April 9, 2005
G.O.P. Consultant Weds His Male Partner
By ADAM NAGOURNEY
WASHINGTON, April 8 - Arthur J. Finkelstein, a prominent Republican consultant who has directed a series of hard-edged political campaigns to elect conservatives in the United States and Israel over the last 25 years, said Friday that he had married his male partner in a civil ceremony at his home in Massachusetts.
Mr. Finkelstein, 59, who has made a practice of defeating Democrats by trying to demonize them as liberal, said in a brief interview that he had married his partner of 40 years to ensure that the couple had the same benefits available to married heterosexual couples.
"I believe that visitation rights, health care benefits and other human relationship contracts that are taken for granted by all married people should be available to partners," he said.
He declined further comment on the wedding, which was in December.
Some of Mr. Finkelstein's associates said they were startled to learn that this prominent American conservative had married a man, given his history with the party, especially at a time when many Republican leaders, including President Bush, have campaigned against same-sex marriage and proposed amending the Constitution to ban it. Mr. Finkelstein has been allied over the years with Republicans who have fiercely opposed gay rights measures, including former Senator Jesse Helms of North Carolina, and has been the subject of attacks by gay rights activists who have accused him of hypocrisy. He was identified as gay in a Boston Magazine article in 1996.
One of Mr. Finkelstein's associates, who declined to speak on the record, citing Mr. Finkelstein's desire for privacy, said Mr. Finkelstein did not view his marriage as a political statement and had specifically decided to have a civil ceremony rather than a religious one. This associate argued that over the past 20 years, Mr. Finkelstein had identified himself as a libertarian and an opponent of big government, distancing himself from social conservatives as they have gained political muscle and dominance in the party.
Mr. Finkelstein's associates declined to provide his spouse's name. He was married at his home by a gay state official, whose name and office were not released. The ceremony was attended by relatives of both men, a few friends and a state legislator, an attendee said.
None of Mr. Finkelstein's better-known political clients, among them Gov. George E. Pataki of New York and former Senator Alfonse M. D'Amato of New York, attended, that person said. Several of Mr. Finkelstein's long-term political associates said that he had not told them about the wedding, and that they had learned about it from a reporter.
The wedding was disclosed by an associate of Mr. Finkelstein's, and he confirmed it in the interview.

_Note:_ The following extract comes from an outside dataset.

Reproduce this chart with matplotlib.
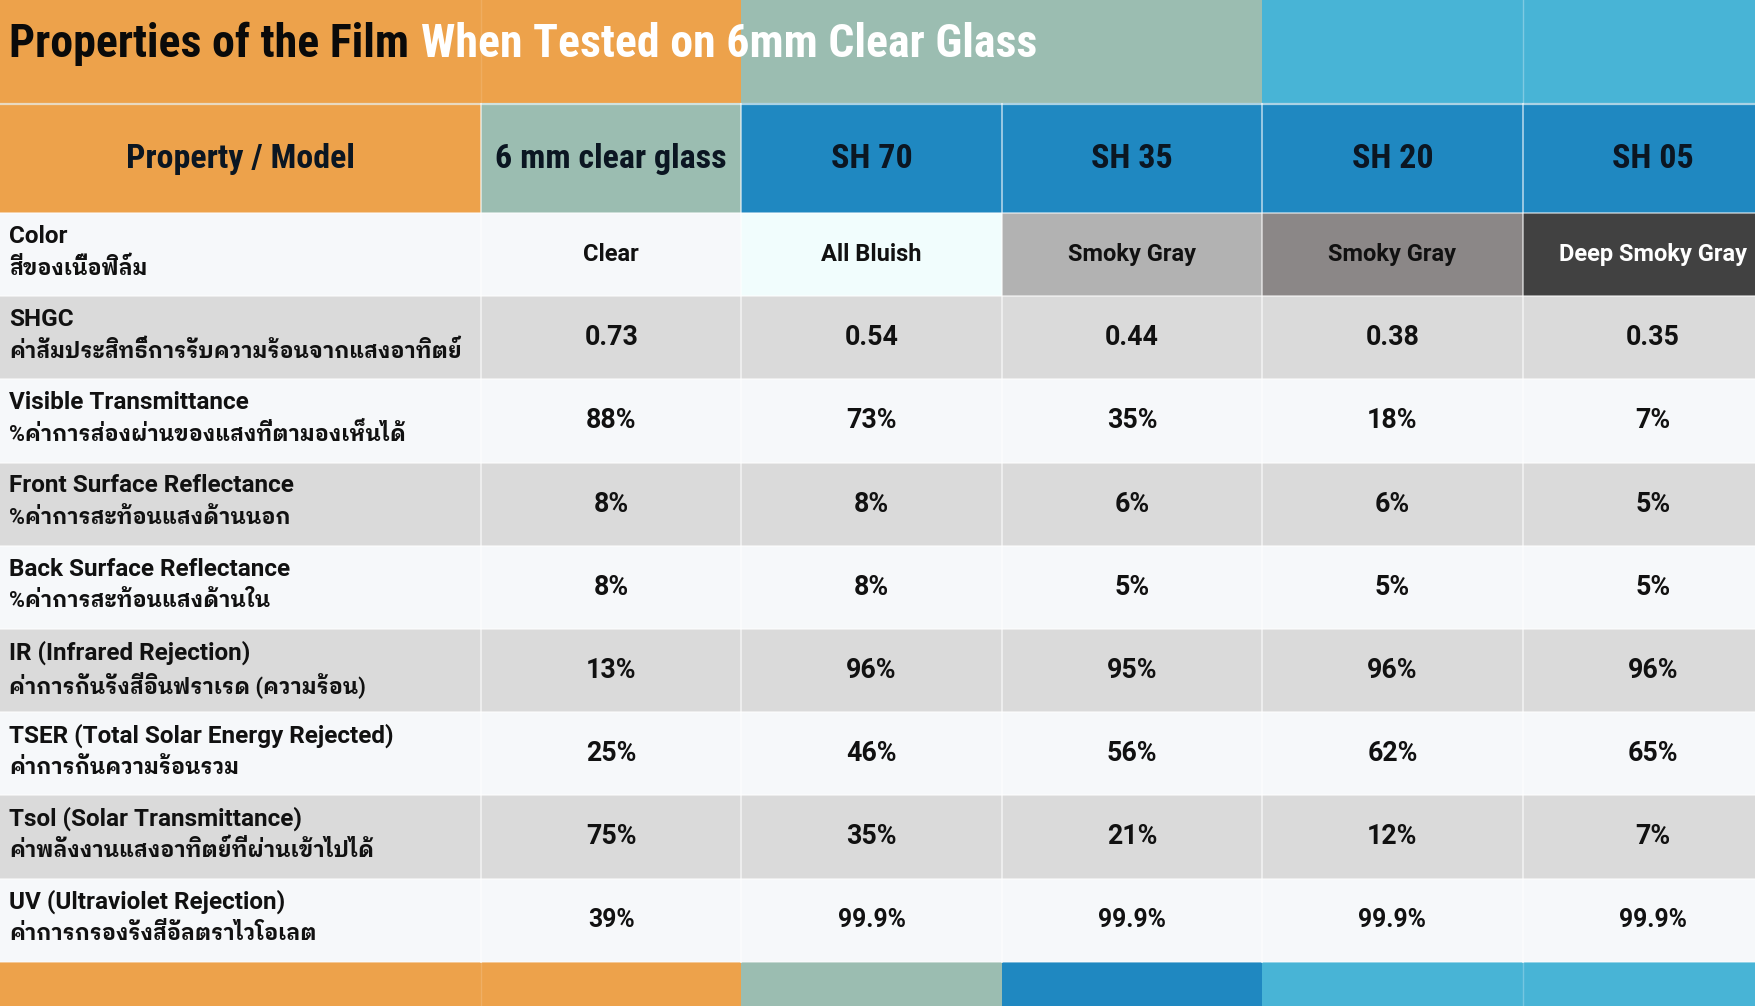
import matplotlib
matplotlib.use("Agg")
import matplotlib.pyplot as plt
from matplotlib.patches import Rectangle

# ---------------- data ----------------
title_dark = "Properties of the Film"
title_light = "When Tested on 6mm Clear Glass"
header_first = "Property / Model"
models = ["6 mm clear glass", "SH 70", "SH 35", "SH 20", "SH 05"]

props_en = ["Color", "SHGC", "Visible Transmittance", "Front Surface Reflectance",
            "Back Surface Reflectance", "IR (Infrared Rejection)",
            "TSER (Total Solar Energy Rejected)", "Tsol (Solar Transmittance)",
            "UV (Ultraviolet Rejection)"]
props_th = ["สีของเนื้อฟิล์ม",
            "ค่าสัมประสิทธิ์การรับความร้อนจากแสงอาทิตย์",
            "%ค่าการส่องผ่านของแสงที่ตามองเห็นได้",
            "%ค่าการสะท้อนแสงด้านนอก",
            "%ค่าการสะท้อนแสงด้านใน",
            "ค่าการกันรังสีอินฟราเรด (ความร้อน)",
            "ค่าการกันความร้อนรวม",
            "ค่าพลังงานแสงอาทิตย์ที่ผ่านเข้าไปได้",
            "ค่าการกรองรังสีอัลตราไวโอเลต"]

color_names = ["Clear", "All Bluish", "Smoky Gray", "Smoky Gray", "Deep Smoky Gray"]
shgc = [0.73, 0.54, 0.44, 0.38, 0.35]
visible_trans = [88, 73, 35, 18, 7]
front_refl = [8, 8, 6, 6, 5]
back_refl = [8, 8, 5, 5, 5]
ir_rej = [13, 96, 95, 96, 96]
tser = [25, 46, 56, 62, 65]
tsol = [75, 35, 21, 12, 7]
uv_rej = [39, 99.9, 99.9, 99.9, 99.9]

# ---------------- style ----------------
ORANGE = "#EDA24B"
SAGE = "#9BBDB1"
BLUE = "#1F88C1"
LIGHTBLUE = "#48B4D6"
ROW_LIGHT = "#F6F8FA"
ROW_GRAY = "#DADADA"
TXT = "#111111"
HEAD_TXT = "#0B1622"
color_cell_bg = ["#F6F8FA", "#F1FDFD", "#B2B2B2", "#8B8787", "#414141"]
color_cell_fg = [TXT, TXT, TXT, TXT, "#FFFFFF"]

COND = ["Roboto Condensed"]
LABEL = ["Roboto", "IBM Plex Sans Thai Looped", "DejaVu Sans"]

W, H = 1755, 1006
fig = plt.figure(figsize=(W / 100, H / 100), dpi=100)
ax = fig.add_axes([0, 0, 1, 1])
ax.set_xlim(0, W)
ax.set_ylim(H, 0)
ax.axis("off")

# layout
label_w = 481
col_w = 260.4
col_x = [label_w + i * col_w for i in range(len(models))]
title_h = 103
head_top, head_bot = 104, 213
row_h = 83.2
rows_top = head_bot
n_rows = len(props_en)
rows_bot = rows_top + n_rows * row_h
bottom_bot = H


def rect(x, y, w, h, c, z=1):
    ax.add_patch(Rectangle((x, y), w, h, facecolor=c, edgecolor="none", zorder=z))


# title band
rect(0, 0, col_x[1] + 0.5, title_h, ORANGE)
rect(col_x[1], 0, col_x[3] - col_x[1], title_h, SAGE)
rect(col_x[3], 0, W - col_x[3], title_h, LIGHTBLUE)
# bottom band
rect(0, rows_bot, col_x[1], bottom_bot - rows_bot, ORANGE)
rect(col_x[1], rows_bot, col_w, bottom_bot - rows_bot, SAGE)
rect(col_x[2], rows_bot, col_w, bottom_bot - rows_bot, BLUE)
rect(col_x[3], rows_bot, W - col_x[3], bottom_bot - rows_bot, LIGHTBLUE)

# faint band separators
ax.plot([label_w, label_w], [0, title_h], color="white", alpha=0.12, lw=1, zorder=2)
ax.plot([label_w, label_w], [rows_bot, bottom_bot], color="white", alpha=0.15, lw=1, zorder=2)
ax.plot([col_x[4], col_x[4]], [0, title_h], color="white", alpha=0.3, lw=1, zorder=2)
ax.plot([col_x[4], col_x[4]], [rows_bot, bottom_bot], color="white", alpha=0.25, lw=1, zorder=2)

# header row
rect(0, head_top - 1, label_w, head_bot - head_top + 1, ORANGE)
rect(col_x[0], head_top - 1, col_w, head_bot - head_top + 1, SAGE)
for i in range(1, len(models)):
    rect(col_x[i], head_top - 1, col_w, head_bot - head_top + 1, BLUE)
ax.plot([0, W], [title_h + 0.5, title_h + 0.5], color="#E8F2F4", alpha=0.7, lw=1.6, zorder=3)

ax.text(label_w / 2, (head_top + head_bot) / 2, header_first, ha="center", va="center",
        family=COND, weight="bold", fontsize=24.5, color=HEAD_TXT, zorder=5)
for i, m in enumerate(models):
    ax.text(col_x[i] + col_w / 2, (head_top + head_bot) / 2, m, ha="center", va="center",
            family=COND, weight="bold", fontsize=24.5, color=HEAD_TXT, zorder=5)

# data rows
pct = lambda v: (f"{v:g}%")
values = [color_names,
          [f"{v:.2f}" for v in shgc],
          [pct(v) for v in visible_trans],
          [pct(v) for v in front_refl],
          [pct(v) for v in back_refl],
          [pct(v) for v in ir_rej],
          [pct(v) for v in tser],
          [pct(v) for v in tsol],
          [pct(v) for v in uv_rej]]

for r in range(n_rows):
    y0 = rows_top + r * row_h
    bg = ROW_LIGHT if r % 2 == 0 else ROW_GRAY
    rect(0, y0, W, row_h, bg)
    ax.text(9, y0 + row_h * 0.28, props_en[r], ha="left", va="center",
            family=LABEL, weight="bold", fontsize=17.5, color=TXT, zorder=5)
    ax.text(9, y0 + row_h * 0.665, props_th[r], ha="left", va="center",
            family=LABEL, weight="bold", fontsize=15.6, color=TXT, zorder=5)
    for i in range(len(models)):
        cx = col_x[i] + col_w / 2
        if r == 0:
            rect(col_x[i], y0, col_w, row_h, color_cell_bg[i], z=2)
            ax.text(cx, y0 + row_h / 2, values[r][i], ha="center", va="center",
                    family=LABEL, weight="bold", fontsize=17, color=color_cell_fg[i], zorder=5)
        else:
            fs = 17.8 if r == n_rows - 1 else 19.3
            ax.text(cx, y0 + row_h / 2, values[r][i], ha="center", va="center",
                    family=LABEL, weight="bold", fontsize=fs, color=TXT, zorder=5)
    # horizontal separator
    ax.plot([0, W], [y0, y0], color="white", alpha=0.6, lw=1.2, zorder=3)

# vertical separators in header + body
for xb in col_x:
    ax.plot([xb, xb], [head_top, rows_bot], color="white", alpha=0.55, lw=1.4, zorder=3)
ax.plot([0, W], [rows_bot, rows_bot], color="white", alpha=0.5, lw=1.2, zorder=3)

# title
t1 = ax.text(9, 57, title_dark, ha="left", va="baseline", family=COND, weight="bold",
             fontsize=33, color="#0A0A0A", zorder=6)
fig.canvas.draw()
bb = t1.get_window_extent(fig.canvas.get_renderer())
inv = ax.transData.inverted()
x_end = inv.transform((bb.x1, bb.y0))[0]
ax.text(x_end + 12, 57, title_light, ha="left", va="baseline", family=COND, weight="bold",
        fontsize=33, color="#FFFFFF", zorder=6)

fig.savefig("out.png", dpi=100)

Mr. Finkelstein has frequently come under criticism by gay rights groups for representing politicians who have been ardent foes of gay rights. He helped create the template for a line of attack he repeatedly invoked against Democrats, including Mario M. Cuomo of New York, describing them as liberal.
In Israel, Mr. Finkelstein used similar attacks against the Labor Party as an adviser to Prime Minister Ariel Sharon and as a consultant to the winning and losing campaigns of Benjamin Netanyahu, the former prime minister.
Mr. Finkelstein has regularly described himself as a libertarian who supports same-sex marriage and abortion rights while opposing big government. In an interview with Maariv, an Israeli newspaper, after the American elections last year, he criticized the Republican Party as growing too close to evangelical Christians, warning it could cause long-term damage to the party.
Details of Mr. Finkelstein's relationship have appeared in regular news accounts over the years, as they did in the Boston Magazine article, which reported that Mr. Finkelstein lived with his partner and two children in Ipswich, Mass.
Still, some conservative friends said Mr. Finkelstein's marriage would roil conservatives and highlight divisions among them over the importance of social issues to their movement.
"In recent years, Arthur hasn't pretended to be a social conservative," said one longtime conservative associate, who cited Mr. Finkelstein's aversion to publicity in declining to be identified. "But this is the same man who was the architect of Jesse Helms's political rise."